Participants learned about which campus leaders and staff should be involved prior to, during, and after a protest to optimize safety; and ways to evaluate the potential financial implications for labor and equipment.

Promoting online learning. As higher education continues to face a challenging financial landscape, institutions of all sizes have been relying on online program management providers to quickly expand online course offerings through bundled revenue-share arrangements. However, these arrangements tend to be lengthy and costly.

The webcast Innovative Ways to Fund and Launch Online Degree Programs highlights how Schreiner University, Kerrville, Texas, and the University of Pittsburgh, are exploring alternatives to the standard online program management systems by working with iDesign to develop customized, unbundled fee-for-service programs at their respective institutions.

Panelists discussed the key differences between the incumbent bundled revenue-share model and the unbundled fee-for-service approaches to online program management. They described how the underlying incentive structure and execution strategy allow universities to take a faculty-centric approach to developing online and blended programs.

Participants gained a better understanding of the financial commitments and returns on investment associated with fee-for-service program development.

These webcasts will be available on demand for one year from the original air dates. To learn more about other webcast offerings, visit the “Distance Learning” page at www.nacubo.org.


NACUBO Adopts Strategic Blueprint

NACUBO’s new strategic plan (approved by the board in March) incorporates three strategic competencies—knowledge creation and sharing, collaboration, and advocacy. The competencies establish a blueprint for the organization that will guide the development of tools, education, and expertise for member institutions as they support and advance the mission of higher education on their respective campuses.

A collective effort by the NACUBO board, its executive management team and staff, and E4 consulting informed the strategic plan which will help guide members through the issues of today, and allow them to address the challenges of tomorrow and beyond.

A new vision, mission, and value proposition create the foundation and articulate NACUBO’s goals in the current higher education environment.

The central elements of the strategic plan include:

Vision. Higher education is valued as an outstanding investment.

Mission. To advance the economic vitality, business practices, and support of higher education institutions in pursuit of their missions.

Value proposition. NACUBO convenes those influencing and advancing higher education, is a catalyst of unmatched knowledge, and is a leading advocate for colleges and universities.

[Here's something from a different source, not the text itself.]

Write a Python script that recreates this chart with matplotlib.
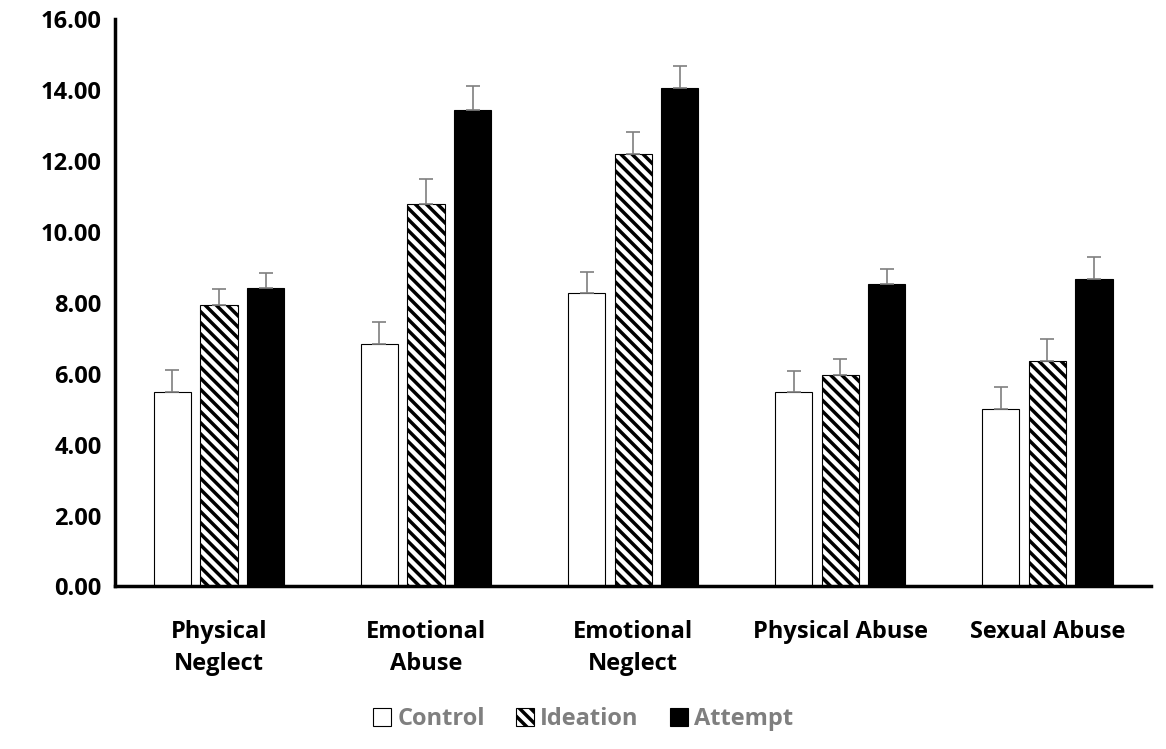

These elements are supported by specific actions.

The five strategic priorities that follow are overarching initiatives that were developed to ensure that NACUBO is effectively and proactively working to uphold its vision and meet the needs of member institutions, with various success indicators to help measure performance.

These priorities include:

(1) Engage higher education institutions in undertaking necessary transformations to strategically position themselves in the dynamic higher education environment.

(2) Increase proactive advocacy.

(3) Drive effective solutions in higher education.

(4) Strengthen the strategic leadership role of the CBO.

(5) Lead higher education’s integration of analytics to achieve institutional strategic goals.

Staff teams led by members of the executive management team are at work now to develop goals and success measures for each of the priorities.